Good management like that, something relatively new to the fashion business, is what draws investors in. "That's probably the No. 1 criterion for any private-equity investment," says Philippe Franchet, a partner at L Capital, explaining why they invested in the low-profile Piazza Sempione brand. "The management team is brilliant." Translation: it has a manager with a good production record and a solid business plan. When Enrico Morra, managing director of Piazza Sempione, and the company's founders met with L Capital's partners, they outlined exactly what they wanted to do, including opening more stand-alone stores and expanding into categories like handbags and shoes. In short, they had an estimated $60 million business and wanted to take it global.
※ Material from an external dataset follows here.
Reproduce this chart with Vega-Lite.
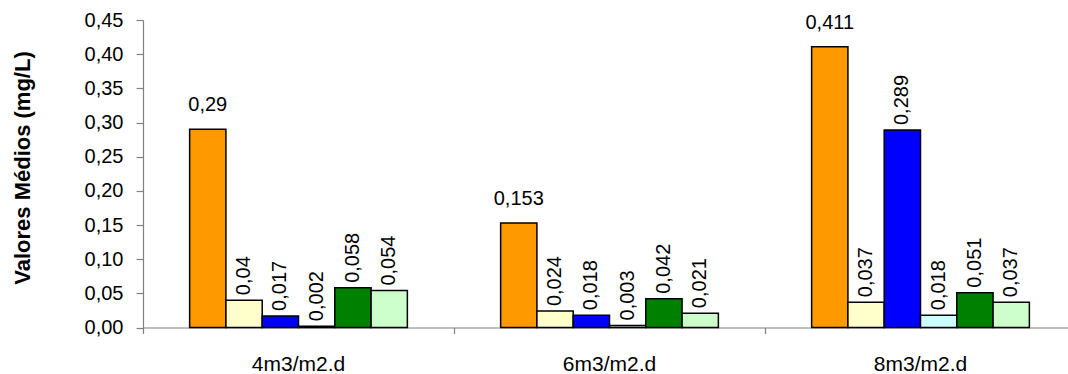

"Entrepreneurs can grow a business to about $50 million," says William Smith of Global Reach Capital, a new private-equity firm that specializes in consumer brands and just invested in Tory Burch, a New York City--based apparel and accessories brand. "That's where we come in. We can take it to $250 million." Says Burke, who now works as a consultant to private-equity firms, including Global Reach Capital: "There are a lot of great fashion brands that don't have the capital or the business acumen to grow." That's where a private-equity firm can provide them with the money and the right kind of management."
Private-equity cash allows a small company to expand worldwide quickly and strategically. "It's not just an injection of money," says Morra. "They're a sparring partner, someone to sit down to discuss, 'Do we have to open on Madison Avenue or in the meatpacking district?'" He partnered with L Capital because its advisers knew how to get handbag and shoe lines up and running, something that could help Piazza Sempione avoid missteps.